Richard Dawkins likes to outrage people. He’s not the only person in the world who likes to do that, in fact it’s just barely possible that there are one or two people connected with Butterflies and Wheels who don’t mind irritating. However that may be, Dawkins has done it again.

Evil is not an entity, not a spirit, not a force to be opposed and subdued. Evil is a miscellaneous collection of nasty things that nasty people do. There are nasty people in every country, stupid people, insane people, people who should never be allowed to get anywhere near power. Just killing nasty people doesn’t help: they will be replaced. We must try to tailor our institutions, our constitutions, our electoral systems, so as to minimise the chance that such people will rise to the top…And we democracies might look to our own vaunted institutions. Are they well designed to ensure that we don’t make disastrous mistakes when we choose our own leaders? Isn’t it, indeed, just such a mistake that has led us to this terrible pass?

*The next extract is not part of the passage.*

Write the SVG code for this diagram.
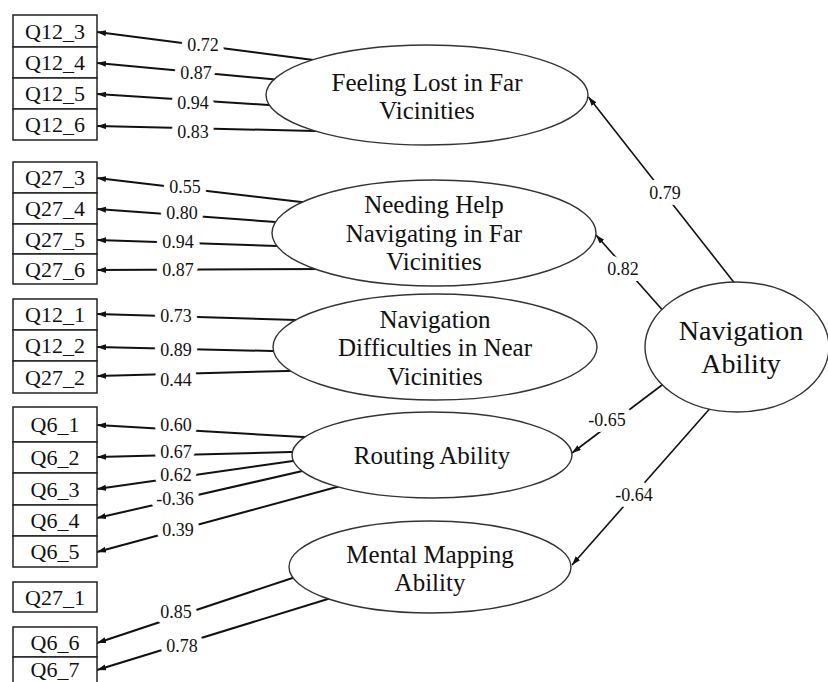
<svg xmlns="http://www.w3.org/2000/svg" width="828" height="682" viewBox="0 0 828 682">
<defs>
<marker id="ah" markerUnits="userSpaceOnUse" markerWidth="10" markerHeight="8" refX="9" refY="3" orient="auto">
<path d="M0,0 L9,3 L0,6 z" fill="#111"/>
</marker>
<style>
.box{fill:#fff;stroke:#222;stroke-width:1.5}
.bt{font-family:"Liberation Serif","Times New Roman",serif;font-size:22px;fill:#111;text-anchor:middle}
.ell{fill:#fff;stroke:#333;stroke-width:1.4}
.et{font-family:"Liberation Serif","Times New Roman",serif;font-size:25px;fill:#111;text-anchor:middle}
.nt{font-family:"Liberation Serif","Times New Roman",serif;font-size:28px;fill:#111;text-anchor:middle}
.ind{stroke:#111;stroke-width:2;fill:none;marker-end:url(#ah)}
.str{stroke:#111;stroke-width:1.6;fill:none;marker-end:url(#ah)}
.lbl{font-family:"Liberation Serif","Times New Roman",serif;font-size:18px;fill:#111;text-anchor:middle;stroke:#fff;stroke-width:12;stroke-linejoin:round;paint-order:stroke}
</style>
</defs>
<rect width="828" height="682" fill="#fff"/>

<g id="connectors">
<line class="ind" x1="321" y1="61" x2="97" y2="32"/>
<line class="ind" x1="281" y1="80" x2="97" y2="63"/>
<line class="ind" x1="276" y1="105.5" x2="97" y2="94"/>
<line class="ind" x1="325" y1="131.2" x2="97" y2="126"/>
<line class="ind" x1="310" y1="203" x2="97" y2="178"/>
<line class="ind" x1="283" y1="222.5" x2="97" y2="209"/>
<line class="ind" x1="285" y1="246.3" x2="97" y2="240"/>
<line class="ind" x1="328" y1="269" x2="97" y2="270"/>
<line class="ind" x1="305" y1="320.2" x2="97" y2="314"/>
<line class="ind" x1="281" y1="351.2" x2="97" y2="347"/>
<line class="ind" x1="298" y1="370.7" x2="97" y2="376"/>
<line class="ind" x1="312" y1="437.5" x2="97" y2="425"/>
<line class="ind" x1="300" y1="451.8" x2="97" y2="457"/>
<line class="ind" x1="300" y1="460" x2="97" y2="489"/>
<line class="ind" x1="310" y1="469.3" x2="97" y2="518"/>
<line class="ind" x1="345" y1="484.8" x2="97" y2="552"/>
<line class="ind" x1="300" y1="575.5" x2="97" y2="643"/>
<line class="ind" x1="336" y1="596.5" x2="97" y2="670"/>
<line class="str" x1="736" y1="285" x2="588.5" y2="97"/>
<line class="str" x1="666" y1="314" x2="596" y2="235"/>
<line class="str" x1="666" y1="382" x2="572" y2="453"/>
<line class="str" x1="713" y1="405" x2="572" y2="565"/>
<text class="lbl" x="203" y="51">0.72</text>
<text class="lbl" x="196" y="79">0.87</text>
<text class="lbl" x="193" y="109">0.94</text>
<text class="lbl" x="193" y="138">0.83</text>
<text class="lbl" x="185" y="193">0.55</text>
<text class="lbl" x="182" y="219">0.80</text>
<text class="lbl" x="178" y="248">0.94</text>
<text class="lbl" x="178" y="276">0.87</text>
<text class="lbl" x="176" y="322">0.73</text>
<text class="lbl" x="176" y="356">0.89</text>
<text class="lbl" x="176" y="386">0.44</text>
<text class="lbl" x="176" y="431">0.60</text>
<text class="lbl" x="176" y="458">0.67</text>
<text class="lbl" x="176" y="481">0.62</text>
<text class="lbl" x="175" y="505">-0.36</text>
<text class="lbl" x="178" y="536">0.39</text>
<text class="lbl" x="176" y="618">0.85</text>
<text class="lbl" x="182" y="652">0.78</text>
<text class="lbl" x="665" y="199">0.79</text>
<text class="lbl" x="623" y="275">0.82</text>
<text class="lbl" x="607" y="426">-0.65</text>
<text class="lbl" x="634" y="501">-0.64</text>
</g>

<g id="Q12_3"><rect class="box" x="13" y="15" width="84" height="32"/><text class="bt" x="55" y="38.5">Q12_3</text></g>
<g id="Q12_4"><rect class="box" x="13" y="47" width="84" height="31"/><text class="bt" x="55" y="70">Q12_4</text></g>
<g id="Q12_5"><rect class="box" x="13" y="78" width="84" height="31"/><text class="bt" x="55" y="101">Q12_5</text></g>
<g id="Q12_6"><rect class="box" x="13" y="109" width="84" height="31"/><text class="bt" x="55" y="132">Q12_6</text></g>
<g id="Q27_3"><rect class="box" x="13" y="162" width="84" height="31"/><text class="bt" x="55" y="185">Q27_3</text></g>
<g id="Q27_4"><rect class="box" x="13" y="193" width="84" height="31"/><text class="bt" x="55" y="216">Q27_4</text></g>
<g id="Q27_5"><rect class="box" x="13" y="224" width="84" height="30"/><text class="bt" x="55" y="246.5">Q27_5</text></g>
<g id="Q27_6"><rect class="box" x="13" y="254" width="84" height="30"/><text class="bt" x="55" y="276.5">Q27_6</text></g>
<g id="Q12_1"><rect class="box" x="13" y="299" width="84" height="31"/><text class="bt" x="55" y="322">Q12_1</text></g>
<g id="Q12_2"><rect class="box" x="13" y="330" width="84" height="31"/><text class="bt" x="55" y="353">Q12_2</text></g>
<g id="Q27_2"><rect class="box" x="13" y="361" width="84" height="32"/><text class="bt" x="55" y="384.5">Q27_2</text></g>
<g id="Q6_1"><rect class="box" x="13" y="407" width="84" height="35"/><text class="bt" x="55" y="432">Q6_1</text></g>
<g id="Q6_2"><rect class="box" x="13" y="442" width="84" height="31"/><text class="bt" x="55" y="465">Q6_2</text></g>
<g id="Q6_3"><rect class="box" x="13" y="473" width="84" height="32"/><text class="bt" x="55" y="496.5">Q6_3</text></g>
<g id="Q6_4"><rect class="box" x="13" y="505" width="84" height="31"/><text class="bt" x="55" y="528">Q6_4</text></g>
<g id="Q6_5"><rect class="box" x="13" y="536" width="84" height="31"/><text class="bt" x="55" y="559">Q6_5</text></g>
<g id="Q27_1"><rect class="box" x="13" y="582" width="84" height="30"/><text class="bt" x="55" y="604.5">Q27_1</text></g>
<g id="Q6_6"><rect class="box" x="13" y="627" width="84" height="30"/><text class="bt" x="55" y="649.5">Q6_6</text></g>
<g id="Q6_7"><rect class="box" x="13" y="657" width="84" height="33"/><text class="bt" x="55" y="677">Q6_7</text></g>

<g id="feeling_lost"><ellipse class="ell" cx="427" cy="95" rx="161" ry="50"/><text class="et" x="427" y="91">Feeling Lost in Far</text><text class="et" x="427" y="119">Vicinities</text></g>
<g id="needing_help"><ellipse class="ell" cx="434" cy="233" rx="162" ry="53"/><text class="et" x="434" y="213">Needing Help</text><text class="et" x="434" y="241.5">Navigating in Far</text><text class="et" x="434" y="270">Vicinities</text></g>
<g id="nav_difficulties"><ellipse class="ell" cx="435" cy="347" rx="162" ry="53"/><text class="et" x="435" y="327.5">Navigation</text><text class="et" x="435" y="356">Difficulties in Near</text><text class="et" x="435" y="384.5">Vicinities</text></g>
<g id="routing_ability"><ellipse class="ell" cx="432" cy="455" rx="140" ry="43"/><text class="et" x="432" y="464">Routing Ability</text></g>
<g id="mental_mapping"><ellipse class="ell" cx="430" cy="567" rx="141" ry="46"/><text class="et" x="430" y="562.5">Mental Mapping</text><text class="et" x="430" y="590.5">Ability</text></g>
<g id="navigation_ability"><ellipse class="ell" cx="737" cy="347" rx="92" ry="65"/><text class="nt" x="741" y="340">Navigation</text><text class="nt" x="741" y="373">Ability</text></g>
</svg>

Leaving aside what he says about the war in Iraq (because my colleague doesn’t agree with him on this point, while I think a thousand and one contradictory things), I do think he’s absolutely right about the US method of electing a president. We do keep electing shockingly embarrassingly unqualified people. I’ve often thought we ought to think about the UK system, where the parties choose the candidates and the voters choose between them. Here we choose the candidates ourselves and boy do we do a crap job of it. But then again maybe it wouldn’t help. Over there it seems to be accepted that a candidate with brains and skill and competence will be more electable than a bumbling inarticulate folksy mediocrity with ‘family values’, but here that is not the case. In the last election I heard with my own ears people rejoice at the fact that George Bush II was an ordinary guy just like the rest of us. Not, as Richard Dawkins points out, the way a CEO is chosen, so why this job? Who knows.

It’s not new though. We started off this way. There was much irrelevant nonsense in the very first election, Jefferson being slagged off as a Frenchified intellectual who had children by a slave concubine (which turned out to be true, confoundingly enough). Richard Hofstadter tells of the anti-intellectualism of the Jackson-Adams elections. We elected one military ‘hero’ after another, most of them with no civilian talent at all.

And yet this, as our folksy head of state keeps reminding the world, is the world’s only superpower. So the single most powerful human on the planet is chosen by a process that mingles elements of a high school popularity contest, an ad campaign for the newest most macho SUV, and good old-fashioned backroom bribery. It is a bit of a mismatch.